で、四字熟語「有言実行」と名前をかけ合わせてみました。みんなも一緒に実行に移そうぜっていう。
──アーティスト活動を始めて、自分の中で変化はありましたか?
うん。ありましたね。責任というか、チームを考えるようになりました。遊助は俺が中心の仕事だから、代わりが効かないし誰かが守ってくれるわけではない。だから、最初は「俺が俺が」という感じだったんですけど、それって周りあってのことなんだなぁ。何か不備があったり、事故が起きたらネクタイ締めて謝るのは俺。
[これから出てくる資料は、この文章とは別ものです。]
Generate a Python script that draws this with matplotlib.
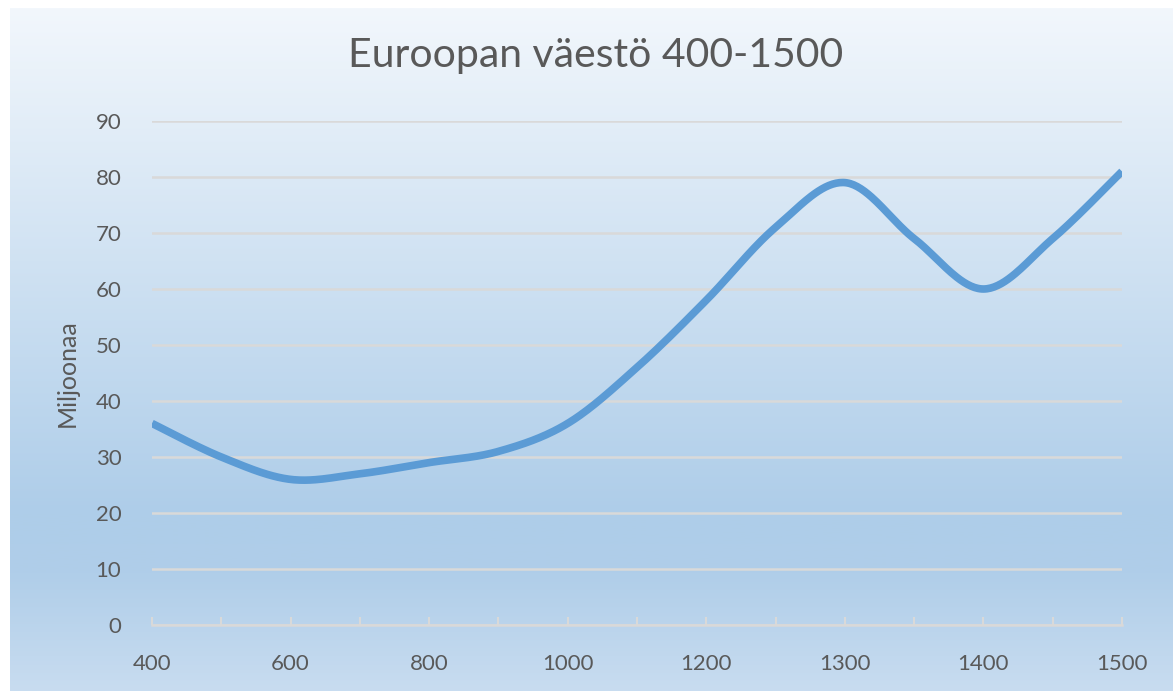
import matplotlib
matplotlib.use('Agg')
import matplotlib.pyplot as plt
from matplotlib.colors import LinearSegmentedColormap
import numpy as np

# Data
years = ['400', '500', '600', '700', '800', '900', '1000', '1100',
         '1200', '1250', '1300', '1350', '1400', '1450', '1500']
population = [36, 30, 26, 27, 29, 31, 36, 46, 58, 71, 79, 69, 60, 69, 81]
y_ticks = [0, 10, 20, 30, 40, 50, 60, 70, 80, 90]

plt.rcParams['font.family'] = ['Lato', 'DejaVu Sans']
text_grey = '#595959'
grid_grey = '#d9d9d9'
line_blue = '#5b9bd5'


def smooth_curve(vals, n=40):
    # Excel-style smoothed line (Catmull-Rom Bezier through the points)
    p = np.column_stack([np.arange(len(vals)), vals]).astype(float)
    ext = np.vstack([p[0], p, p[-1]])
    out = []
    t = np.linspace(0, 1, n)[:, None]
    for i in range(1, len(ext) - 2):
        p0, p1, p2, p3 = ext[i - 1], ext[i], ext[i + 1], ext[i + 2]
        c1 = p1 + (p2 - p0) / 6
        c2 = p2 - (p3 - p1) / 6
        seg = ((1 - t) ** 3) * p1 + 3 * ((1 - t) ** 2) * t * c1 + 3 * (1 - t) * t ** 2 * c2 + t ** 3 * p2
        out.append(seg if i == 1 else seg[1:])
    seg = np.vstack(out)
    return seg[:, 0], seg[:, 1]


W, H = 1173, 691
fig = plt.figure(figsize=(W / 100, H / 100), dpi=100)
fig.patch.set_facecolor('white')

# gradient background panel
bg = fig.add_axes([10 / W, 0, 1 - 10 / W, (H - 8) / H])
cmap = LinearSegmentedColormap.from_list('bg', [
    (0.0, '#f2f7fc'), (0.74, '#aecde9'), (0.83, '#b0cee9'), (1.0, '#c8dcf0')])
grad = np.linspace(0, 1, 256)[:, None]
bg.imshow(grad, aspect='auto', cmap=cmap, extent=[0, 1, 0, 1], origin='upper')
bg.set_axis_off()

ax = fig.add_axes([152 / W, (H - 625) / H, 970 / W, 504 / H])
ax.patch.set_alpha(0)

xs, ys = smooth_curve(population)
ax.plot(xs, ys, color=line_blue, lw=5.5, solid_capstyle='butt', zorder=3)

ax.set_xlim(0, len(years) - 1)
ax.set_ylim(0, 90)
ax.set_yticks(y_ticks)
ax.set_xticks(range(len(years)))
# every other category label, as in the original
ax.set_xticklabels([y if i % 2 == 0 else '' for i, y in enumerate(years)])

ax.grid(axis='y', color=grid_grey, lw=1.8)
ax.set_axisbelow(True)
for s in ['top', 'right', 'left']:
    ax.spines[s].set_visible(False)
ax.spines['bottom'].set_color(grid_grey)
ax.spines['bottom'].set_linewidth(1.8)

ax.tick_params(axis='y', length=0, pad=22, labelsize=16, labelcolor=text_grey)
ax.tick_params(axis='x', direction='in', length=6, width=1.5, color=grid_grey,
               pad=21, labelsize=16, labelcolor=text_grey)

ax.set_ylabel('Miljoonaa', fontsize=18, color=text_grey, labelpad=12)
fig.text(0.508, 1 - 55 / H, 'Euroopan väestö 400-1500', ha='center', va='center',
         fontsize=29.5, color=text_grey)

plt.savefig('out.png', dpi=100)
plt.close()
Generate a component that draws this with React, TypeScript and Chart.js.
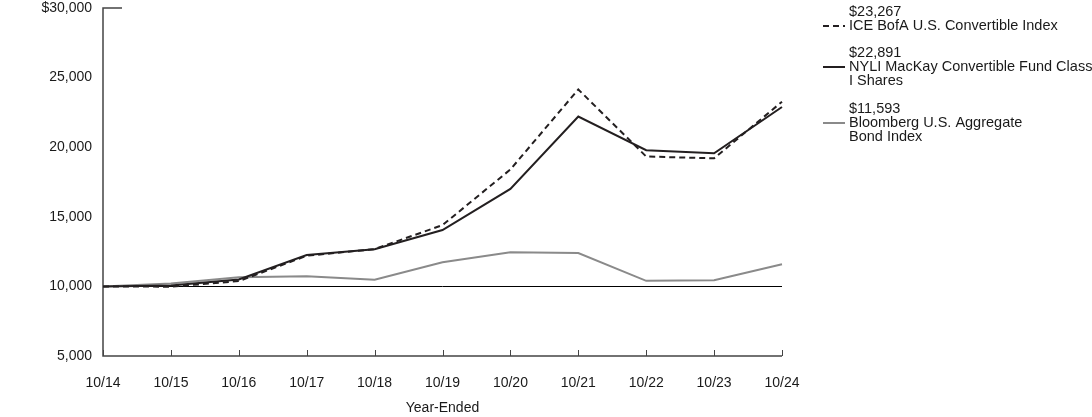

責任って「持つ」ものではなくて「とる」ものだなぁって。
20代って抑え込まれることも多いから反発心が生まれるのも自然。イライラしながらも自分は「これは譲れない」っていうものを見つけて、個性にしていかないとね。30代はそういう時期だと思います。そうしないと、若くて勢いのある人たちに嫉妬しちゃうんじゃないかな。
──すごく楽しそうに歳を重ねていますね。
嫌だなぁと思ったり、怒ることもある。「超楽しい毎日」が続くのは、それはそれでヤバい。
撮影の合間にライブのリハーサルとかレコーディングとか……ハードだけど、試練があるからライブが楽しくなる。毎日焼肉食べたら飽きるでしょう? それと同じ。
仕事も大変な面ってあるけれど、本当に辞めたかったら辞めてると思うんです。辞めないってことは辞められない理由がある。例えば「夢が叶わなくて不本意な仕事をしている」みたいな話ってよく聞くけど、履歴書を書いている時点で何かしらとっかかりがあるはずなんですよね。
どんな人でもストレス抱えて生きてるし、自分の悲劇って大きく言いたくなっちゃう。ムカつくことを誰かにプレゼンして、理解してほしくなる。でも、それって自分が嫌だったことを自分の口で言い、自分の耳で聞く行為でもあるから、普通に気分悪くなると思う。もったいない。相手も嫌な気持ちになるだろうし。自分の口から出る言葉くらい、気持ちのいいものにしたい。